Consider the cost it takes to refute negative advertisement. In the U.S., it is common practice to put out negative ads about your opponent, true or false, and even though you might not have any evidence, we make it incumbent on the opponent to refute the claims at an enormous waste of expense and time. If political figures devoted their time to promoting their own positive images, and we didn't automatically believe everything we see on TV, a lot of money would be freed up for other political uses.
Money is especially important in American elections for all the reasons mentioned above. In the U. S., the campaign season (as we are currently witnessing once again) is so long that in some ways it never ends. The Republican presidential candidates have been debating for months now, and both the conventional wisdom as well as state primary laws make it almost impossible for presidential candidates to delay much beyond October of the year before a presidential election before committing themselves to run. In other countries (such as the United Kingdom), the election season is very compressed. Thus, less money is presumably necessary to mount an election campaign than in such countries than in the U. S.
Advertising is the main reason for national political campaign big bucks, but let's not forget travelling in first class or by private jet; eating in fine restaurants; staying in first class hotels; dressing the entire entourage in designer clothing; and providing first class perks for important supporters. Candidates believe they can't appear to be anything but the best possible choice, so they surround themselves with luxuries to further illustrate the point. And why not, with matching federal funds to help foot the bill?
As said by 2 and 3 money is needed for campaign staff and expenses and media ads.

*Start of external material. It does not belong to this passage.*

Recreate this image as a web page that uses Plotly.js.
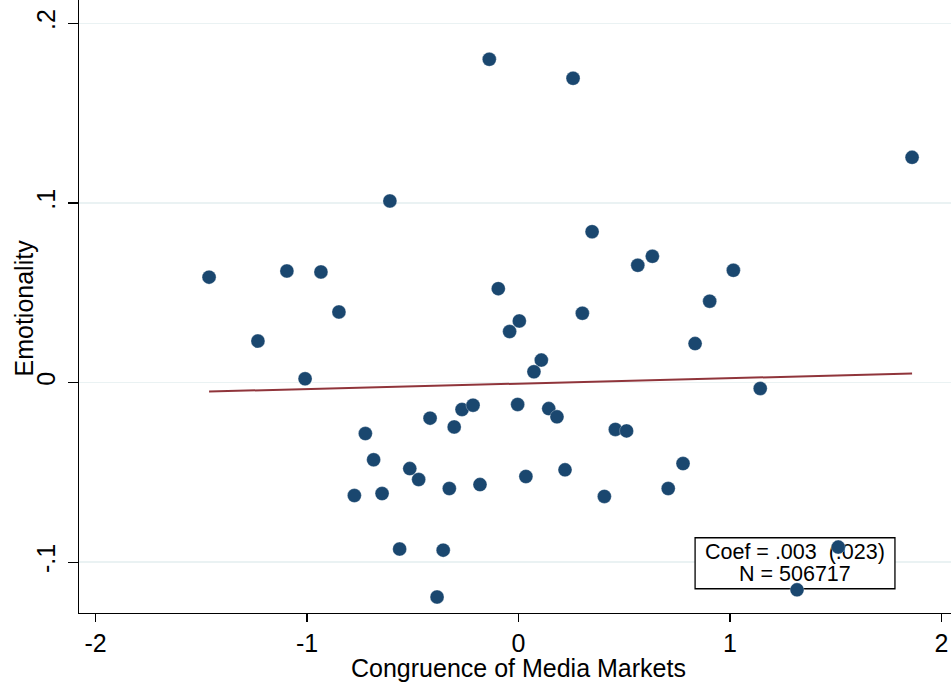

In a national campaign, the candidate who spends the most on TV spots usually wins. Television advertising is by and large the major expenditure in a national campaign.
In local, small town elections, money is not quite so important, unless the candidate doesn't have enough to print lawn signs. Most local campaigns don't use television. It seems to me that the winner in small towns is the one with the most lawn signs. I'm not sure if the number of signs causes the win, or the number of people willing to display signs indicates a majority support.
Candidates reach potential voters buy buying advertising space and traveling the nation to meet citizens. Without the money to support their campaign, they cannot advertise themselves and make themselves known to the voting public. Candidates use debate platforms and interviews to reach the public as well.
It's important because you have to have money to buy TV ads, to pay your campaign staff, etc. Without money, you can't do things like polling people or buying data about them so that you can know who might vote for you. Even if you know who might vote for you, you can't pay for the phone banks or the TV ads needed to get your message out to those people. Money drives the process because it's needed in order to identify and reach potential voters.